The Economics of Return

By Blaine Harden
Washington Post Staff Writer
Wednesday, October 19, 2005

NEW ORLEANS -- It was a Thursday, the first of September, just four days after Hurricane Katrina, and floodwater stood seven feet deep in the living room of Robert Bouchon's big brick house on Memphis Street in Lakeview, this city's largest middle-class, white neighborhood.

The Bouchon family, though, had already assembled an interim middle-class life on the outskirts of Houston, where Robert and his wife, Cathy, together with their three young children, had fled in their minivan.

They moved into a furnished two-bedroom apartment in a gated enclave in a suburb called Kingwood. They had enrolled the children in a Roman Catholic primary school similar to the one that was still underwater in Lakeview. They had also called State Farm Insurance to collect on their house and their BMW X3, a three-month-old SUV that was submerged in the driveway back home. They registered online for assistance from the Federal Emergency Management Agency and decided for the sake of family mental health not to watch news coverage of "the craziness" back in New Orleans.

"Everything was out of control, so we just kind of put on blinkers to our little Kingwood experience," Bouchon, 43, a soft-spoken structural engineer, said in a recent interview as he sat on a sofa in his Houston apartment.

When Katrina blew in and levees gave way, the high water, in many neighborhoods, was colorblind and classless. It clobbered Lakeview, a leafy and serene white area where longtime residents cannot remember serious flooding, as cruelly as the Lower Ninth Ward, a black neighborhood with a long, dismal history of high water.

But in New Orleans, where affluent whites live high and working-class blacks live low, the privileges of neighborhood quickly asserted themselves.

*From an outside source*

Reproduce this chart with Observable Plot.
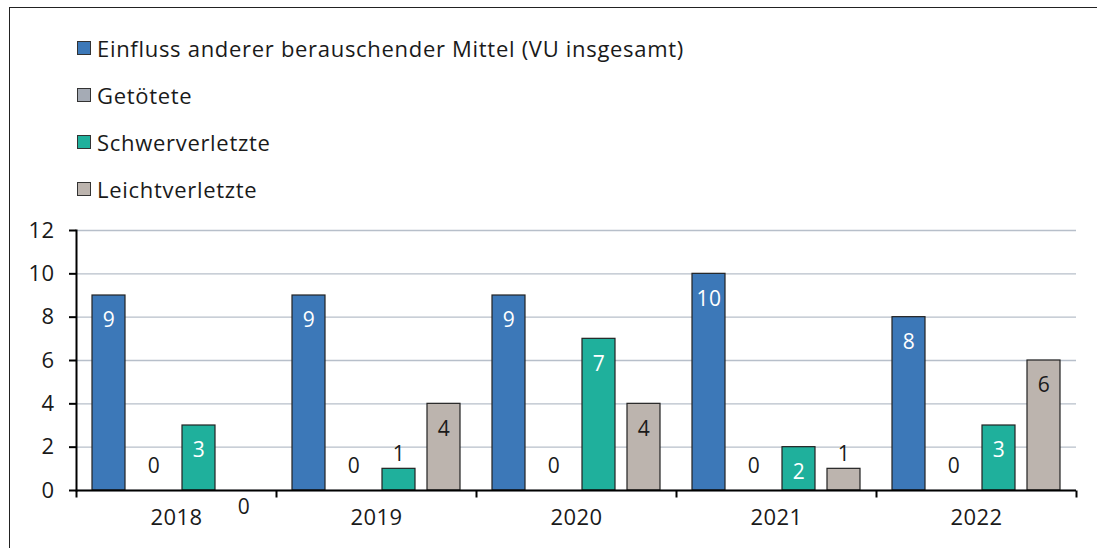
<!DOCTYPE html>
<html>
<head>
<meta charset="utf-8">
<script src="https://cdn.jsdelivr.net/npm/d3@7"></script>
<script src="https://cdn.jsdelivr.net/npm/@observablehq/plot@0.6"></script>
<style>
  html, body { margin: 0; padding: 0; background: #fff; }
  #wrap { position: relative; width: 1097px; height: 548px; overflow: hidden; font-family: "Open Sans", Lato, sans-serif; color: #1a1a1a; }
  #border { position: absolute; left: 9px; top: 7px; width: 3000px; height: 3000px; border-left: 1.5px solid #222; border-top: 1.5px solid #222; }
  #chart { position: absolute; left: 0; top: 0; }
  #legend { position: absolute; left: 77px; top: 24px; font-size: 22px; letter-spacing: 0.7px; }
  .row { display: flex; align-items: center; height: 47px; }
  .sw { width: 14px; height: 14px; box-sizing: border-box; border: 1px solid #333; margin-right: 6px; }
</style>
</head>
<body>
<div id="wrap">
  <div id="border"></div>
  <div id="chart"></div>
  <div id="legend"></div>
</div>
<script>
const years = ["2018", "2019", "2020", "2021", "2022"];
const series = ["Einfluss anderer berauschender Mittel (VU insgesamt)", "Getötete", "Schwerverletzte", "Leichtverletzte"];
const einfluss = [9, 9, 9, 10, 8];
const getoetete = [0, 0, 0, 0, 0];
const schwerverletzte = [3, 1, 7, 2, 3];
const leichtverletzte = [0, 4, 4, 1, 6];
const colors = ["#3c78b8", "#a5abb5", "#1fb09c", "#bcb4ae"];
const yTicks = [0, 2, 4, 6, 8, 10, 12];

const valueLists = [einfluss, getoetete, schwerverletzte, leichtverletzte];
const data = [];
years.forEach((year, i) => {
  series.forEach((s, j) => data.push({year, series: s, value: valueLists[j][i]}));
});

// legend
const legend = document.getElementById("legend");
series.forEach((s, j) => {
  const row = document.createElement("div");
  row.className = "row";
  const sw = document.createElement("div");
  sw.className = "sw";
  sw.style.background = colors[j];
  const t = document.createElement("span");
  t.textContent = s;
  row.appendChild(sw);
  row.appendChild(t);
  legend.appendChild(row);
});

const tickSymbol = {draw(ctx) { ctx.moveTo(0, 0); ctx.lineTo(0, 7); }};
const dark = "#1a1a1a";
const whiteLabel = d => d.value >= 2 && d.series !== series[3];
const darkInside = d => d.value >= 2 && d.series === series[3];

const chart = Plot.plot({
  width: 1097,
  height: 548,
  marginLeft: 75,
  marginRight: 20,
  marginTop: 230,
  marginBottom: 58,
  style: {fontFamily: "'Open Sans', Lato, sans-serif", fontSize: "22px", letterSpacing: "0.4px", color: dark, background: "transparent", overflow: "visible"},
  fx: {domain: years, paddingInner: 0, paddingOuter: 0, label: null},
  x: {domain: series, paddingInner: 0.26, paddingOuter: 0.35, axis: null},
  y: {domain: [0, 12], axis: null},
  color: {domain: series, range: colors},
  marks: [
    Plot.gridY(yTicks, {stroke: "#b7bfca", strokeOpacity: 1, strokeWidth: 1.3}),
    Plot.barY(data.filter(d => d.value > 0), {fx: "year", x: "series", y: "value", fill: "series", stroke: "#222", strokeWidth: 1.2}),
    Plot.ruleY([0], {stroke: "#000", strokeWidth: 2}),
    Plot.frame({anchor: "left", facetAnchor: "left", stroke: "#000", strokeWidth: 2}),
    Plot.axisY(yTicks, {tickSize: 7, tickPadding: 15, fontSize: 22, stroke: "#000", strokeWidth: 2, label: null, fill: dark}),
    Plot.dot(years, {fx: d => d, frameAnchor: "bottom-left", symbol: tickSymbol, stroke: "#000", strokeWidth: 2, fill: "none"}),
    Plot.dot(years.slice(-1), {fx: d => d, frameAnchor: "bottom-right", symbol: tickSymbol, stroke: "#000", strokeWidth: 2, fill: "none"}),
    Plot.axisFx({anchor: "bottom", tickSize: 0, tickPadding: 19, fontSize: 22, label: null, fill: dark}),
    Plot.text(data.filter(whiteLabel), {fx: "year", x: "series", y: "value", text: d => String(d.value), dy: 25, fill: "#fff", fontSize: 21}),
    Plot.text(data.filter(darkInside), {fx: "year", x: "series", y: "value", text: d => String(d.value), dy: 25, fill: dark, fontSize: 21}),
    Plot.text(data.filter(d => d.value === 1), {fx: "year", x: "series", y: "value", text: d => String(d.value), dy: -15, fill: dark, fontSize: 21}),
    Plot.text(data.filter(d => d.value === 0 && d.series === series[1]), {fx: "year", x: "series", y: "value", text: d => String(d.value), dy: -24, fill: dark, fontSize: 21}),
    Plot.text(data.filter(d => d.value === 0 && d.series === series[3]), {fx: "year", x: "series", y: "value", text: d => String(d.value), dy: 17, fill: dark, fontSize: 21})
  ]
});
document.getElementById("chart").appendChild(chart);
</script>
</body>
</html>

For many, race and class predicted patterns of escape, dictating whether flight would be a nervous drive out of town or a caged week of torment and humiliation.

These days, as planners and politicians look ahead, many realize that the future of this city, which before the storm was more than two-thirds black and nearly one-third poor, swings on two simple questions:

Are residents coming home? If so, which ones?

It now appears that long-standing neighborhood differences in income and opportunity -- along with resentment over the ghastly exodus -- are shaping the stalled repopulation of this mostly empty city.

On the same day the Bouchons moved into the apartment in Houston, Ora Goines, 59, a retired hospital secretary, remained mired in chaos here, together with her daughter, her son-in-law and her two grandchildren, who are 13 and 2.

Their one-story, wood-frame house was underwater on Delery Street in the Lower Ninth Ward, and they had evacuated to one of the city's public hospitals, where Goines's daughter, Germaine Mills, 33, worked as a clerk and where employee families had been offered refuge.

But it soon turned into a prison, as storm water rose eight feet deep around University Hospital. Power, plumbing and air conditioning failed, and backup generators flooded. Most of the hospital's food reserves flooded before they could be moved to higher floors.